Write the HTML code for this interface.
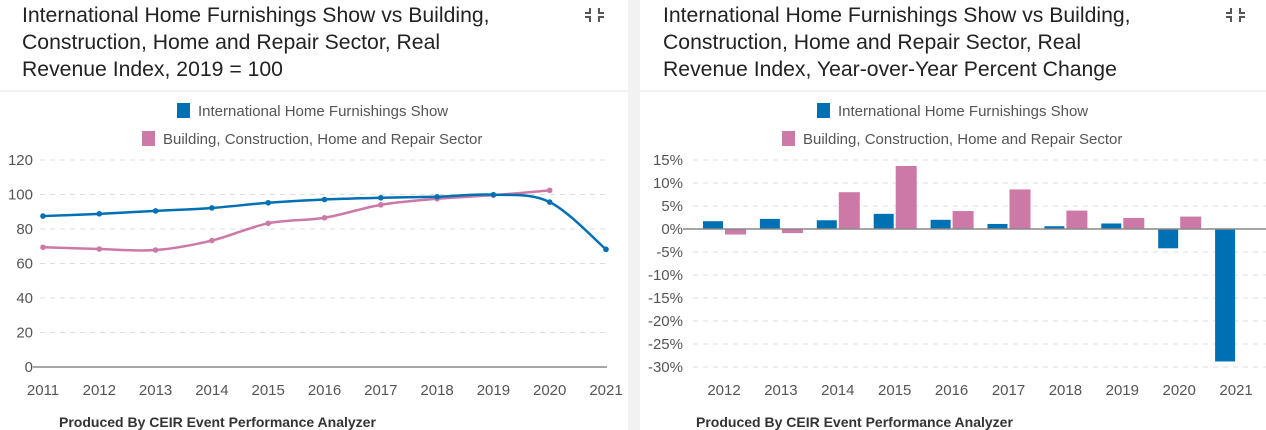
<!DOCTYPE html>
<html><head><meta charset="utf-8"><style>
body{margin:0;width:1266px;height:430px;overflow:hidden;background:#fff;font-family:"Liberation Sans",sans-serif}
svg{display:block}
</style></head><body>
<svg id="s" width="1266" height="430" xmlns="http://www.w3.org/2000/svg" font-family="Liberation Sans, sans-serif">
<rect x="628" y="0" width="12" height="430" fill="#f2f2f2"/>
<line x1="0" y1="91" x2="628" y2="91" stroke="#e3e3e3"/>
<line x1="640" y1="91" x2="1266" y2="91" stroke="#e3e3e3"/>
<g font-size="21.2" fill="#222">
<text x="22" y="22">International Home Furnishings Show vs Building,</text>
<text x="22" y="49">Construction, Home and Repair Sector, Real</text>
<text x="22" y="76">Revenue Index, 2019 = 100</text>
<text x="663" y="22">International Home Furnishings Show vs Building,</text>
<text x="663" y="49">Construction, Home and Repair Sector, Real</text>
<text x="663" y="76">Revenue Index, Year-over-Year Percent Change</text>
</g>
<g stroke="#555" stroke-width="2" fill="none">
<path d="M590 8v5h-5M599 8v5h5M590 22v-5h-5M599 22v-5h5"/>
<path d="M1231 8v5h-5M1240 8v5h5M1231 22v-5h-5M1240 22v-5h5"/>
</g>
<g font-size="15" fill="#555">
<rect x="177" y="103" width="13" height="15" fill="#0070b4"/><text x="198" y="116">International Home Furnishings Show</text>
<rect x="142" y="131" width="13" height="15" fill="#cd79a8"/><text x="163" y="144">Building, Construction, Home and Repair Sector</text>
<rect x="817" y="103" width="13" height="15" fill="#0070b4"/><text x="838" y="116">International Home Furnishings Show</text>
<rect x="782" y="131" width="13" height="15" fill="#cd79a8"/><text x="803" y="144">Building, Construction, Home and Repair Sector</text>
</g>
<g font-size="14" font-weight="bold" fill="#333">
<text x="59" y="427">Produced By CEIR Event Performance Analyzer</text>
<text x="696" y="427">Produced By CEIR Event Performance Analyzer</text>
</g>
<g id="g"></g>
</svg>
<script>
var g=document.getElementById('g'),h='';
function Y1(v){return 367-v*207/120}
for(var i=0;i<=6;i++){var v=i*20,y=Y1(v);
 if(i>0)h+='<line x1="40" x2="606" y1="'+y+'" y2="'+y+'" stroke="#ddd" stroke-dasharray="5,5"/>';
 h+='<text x="33" y="'+(y+5)+'" font-size="15" fill="#555" text-anchor="end">'+v+'</text>';}
h+='<line x1="33" x2="607" y1="367" y2="367" stroke="#888" stroke-width="1.5"/>';
for(var i=0;i<11;i++){h+='<text x="'+(43+i*56.3)+'" y="395" font-size="15" fill="#555" text-anchor="middle">'+(2011+i)+'</text>';}
function curve(vals,col){var p=vals.map(function(v,i){return [43+i*56.3,Y1(v)]});
 var d='M'+p[0][0]+' '+p[0][1];
 for(var i=0;i<p.length-1;i++){var a=p[i-1]||p[i],b=p[i],c=p[i+1],e=p[i+2]||c;
  d+=' C'+(b[0]+(c[0]-a[0])/6)+' '+(b[1]+(c[1]-a[1])/6)+' '+(c[0]-(e[0]-b[0])/6)+' '+(c[1]-(e[1]-b[1])/6)+' '+c[0]+' '+c[1];}
 var s='<path d="'+d+'" fill="none" stroke="'+col+'" stroke-width="2.5"/>';
 p.forEach(function(q){s+='<circle cx="'+q[0]+'" cy="'+q[1]+'" r="2.8" fill="'+col+'"/>'});return s;}
h+=curve([69.4,68.4,67.8,73.3,83.3,86.5,94,97.5,99.6,102.4],'#cd79a8');
h+=curve([87.5,88.8,90.5,92.2,95.2,97.1,98.1,98.7,99.9,95.6,68.2],'#0070b4');
function Y2(v){return 229-v*4.6}
for(var i=-6;i<=3;i++){var v=i*5,y=Y2(v);
 if(i!=0)h+='<line x1="693" x2="1266" y1="'+y+'" y2="'+y+'" stroke="#ddd" stroke-dasharray="5,5"/>';
 h+='<text x="683" y="'+(y+5)+'" font-size="15" fill="#555" text-anchor="end">'+v+'%</text>';}
var B=[1.7,2.2,1.9,3.3,2.0,1.1,0.6,1.2,-4.2,-28.8],P=[-1.2,-0.9,8.0,13.7,3.9,8.6,4.0,2.4,2.7];
for(var i=0;i<10;i++){var c=724+i*56.9;
 var v=B[i],y=Y2(Math.max(v,0)),hh=Math.abs(v)*4.6;
 h+='<rect x="'+(c-21)+'" y="'+y+'" width="20" height="'+hh+'" fill="#0070b4"/>';
 if(i<9){v=P[i];y=Y2(Math.max(v,0));hh=Math.abs(v)*4.6;
 h+='<rect x="'+(c+1)+'" y="'+y+'" width="21" height="'+hh+'" fill="#cd79a8"/>';}
 h+='<text x="'+c+'" y="395" font-size="15" fill="#555" text-anchor="middle">'+(2012+i)+'</text>';}
h+='<line x1="683" x2="1266" y1="229" y2="229" stroke="#888" stroke-width="1.5"/>';
g.innerHTML=h;
</script>
</body></html>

[EXERCISE DIRECTIONS]: Make an exact copy of the listing above. Do not include the pictures.

[RESPONSE TO THE TASK]:
Write the HTML code for this interface.
<!DOCTYPE html>
<html><head><meta charset="utf-8"><style>
body{margin:0;width:1266px;height:430px;overflow:hidden;background:#fff;font-family:"Liberation Sans",sans-serif}
svg{display:block}
</style></head><body>
<svg id="s" width="1266" height="430" xmlns="http://www.w3.org/2000/svg" font-family="Liberation Sans, sans-serif">
<rect x="628" y="0" width="12" height="430" fill="#f2f2f2"/>
<line x1="0" y1="91" x2="628" y2="91" stroke="#e3e3e3"/>
<line x1="640" y1="91" x2="1266" y2="91" stroke="#e3e3e3"/>
<g font-size="21.2" fill="#222">
<text x="22" y="22">International Home Furnishings Show vs Building,</text>
<text x="22" y="49">Construction, Home and Repair Sector, Real</text>
<text x="22" y="76">Revenue Index, 2019 = 100</text>
<text x="663" y="22">International Home Furnishings Show vs Building,</text>
<text x="663" y="49">Construction, Home and Repair Sector, Real</text>
<text x="663" y="76">Revenue Index, Year-over-Year Percent Change</text>
</g>
<g stroke="#555" stroke-width="2" fill="none">
<path d="M590 8v5h-5M599 8v5h5M590 22v-5h-5M599 22v-5h5"/>
<path d="M1231 8v5h-5M1240 8v5h5M1231 22v-5h-5M1240 22v-5h5"/>
</g>
<g font-size="15" fill="#555">
<rect x="177" y="103" width="13" height="15" fill="#0070b4"/><text x="198" y="116">International Home Furnishings Show</text>
<rect x="142" y="131" width="13" height="15" fill="#cd79a8"/><text x="163" y="144">Building, Construction, Home and Repair Sector</text>
<rect x="817" y="103" width="13" height="15" fill="#0070b4"/><text x="838" y="116">International Home Furnishings Show</text>
<rect x="782" y="131" width="13" height="15" fill="#cd79a8"/><text x="803" y="144">Building, Construction, Home and Repair Sector</text>
</g>
<g font-size="14" font-weight="bold" fill="#333">
<text x="59" y="427">Produced By CEIR Event Performance Analyzer</text>
<text x="696" y="427">Produced By CEIR Event Performance Analyzer</text>
</g>
<g id="g"></g>
</svg>
<script>
var g=document.getElementById('g'),h='';
function Y1(v){return 367-v*207/120}
for(var i=0;i<=6;i++){var v=i*20,y=Y1(v);
 if(i>0)h+='<line x1="40" x2="606" y1="'+y+'" y2="'+y+'" stroke="#ddd" stroke-dasharray="5,5"/>';
 h+='<text x="33" y="'+(y+5)+'" font-size="15" fill="#555" text-anchor="end">'+v+'</text>';}
h+='<line x1="33" x2="607" y1="367" y2="367" stroke="#888" stroke-width="1.5"/>';
for(var i=0;i<11;i++){h+='<text x="'+(43+i*56.3)+'" y="395" font-size="15" fill="#555" text-anchor="middle">'+(2011+i)+'</text>';}
function curve(vals,col){var p=vals.map(function(v,i){return [43+i*56.3,Y1(v)]});
 var d='M'+p[0][0]+' '+p[0][1];
 for(var i=0;i<p.length-1;i++){var a=p[i-1]||p[i],b=p[i],c=p[i+1],e=p[i+2]||c;
  d+=' C'+(b[0]+(c[0]-a[0])/6)+' '+(b[1]+(c[1]-a[1])/6)+' '+(c[0]-(e[0]-b[0])/6)+' '+(c[1]-(e[1]-b[1])/6)+' '+c[0]+' '+c[1];}
 var s='<path d="'+d+'" fill="none" stroke="'+col+'" stroke-width="2.5"/>';
 p.forEach(function(q){s+='<circle cx="'+q[0]+'" cy="'+q[1]+'" r="2.8" fill="'+col+'"/>'});return s;}
h+=curve([69.4,68.4,67.8,73.3,83.3,86.5,94,97.5,99.6,102.4],'#cd79a8');
h+=curve([87.5,88.8,90.5,92.2,95.2,97.1,98.1,98.7,99.9,95.6,68.2],'#0070b4');
function Y2(v){return 229-v*4.6}
for(var i=-6;i<=3;i++){var v=i*5,y=Y2(v);
 if(i!=0)h+='<line x1="693" x2="1266" y1="'+y+'" y2="'+y+'" stroke="#ddd" stroke-dasharray="5,5"/>';
 h+='<text x="683" y="'+(y+5)+'" font-size="15" fill="#555" text-anchor="end">'+v+'%</text>';}
var B=[1.7,2.2,1.9,3.3,2.0,1.1,0.6,1.2,-4.2,-28.8],P=[-1.2,-0.9,8.0,13.7,3.9,8.6,4.0,2.4,2.7];
for(var i=0;i<10;i++){var c=724+i*56.9;
 var v=B[i],y=Y2(Math.max(v,0)),hh=Math.abs(v)*4.6;
 h+='<rect x="'+(c-21)+'" y="'+y+'" width="20" height="'+hh+'" fill="#0070b4"/>';
 if(i<9){v=P[i];y=Y2(Math.max(v,0));hh=Math.abs(v)*4.6;
 h+='<rect x="'+(c+1)+'" y="'+y+'" width="21" height="'+hh+'" fill="#cd79a8"/>';}
 h+='<text x="'+c+'" y="395" font-size="15" fill="#555" text-anchor="middle">'+(2012+i)+'</text>';}
h+='<line x1="683" x2="1266" y1="229" y2="229" stroke="#888" stroke-width="1.5"/>';
g.innerHTML=h;
</script>
</body></html>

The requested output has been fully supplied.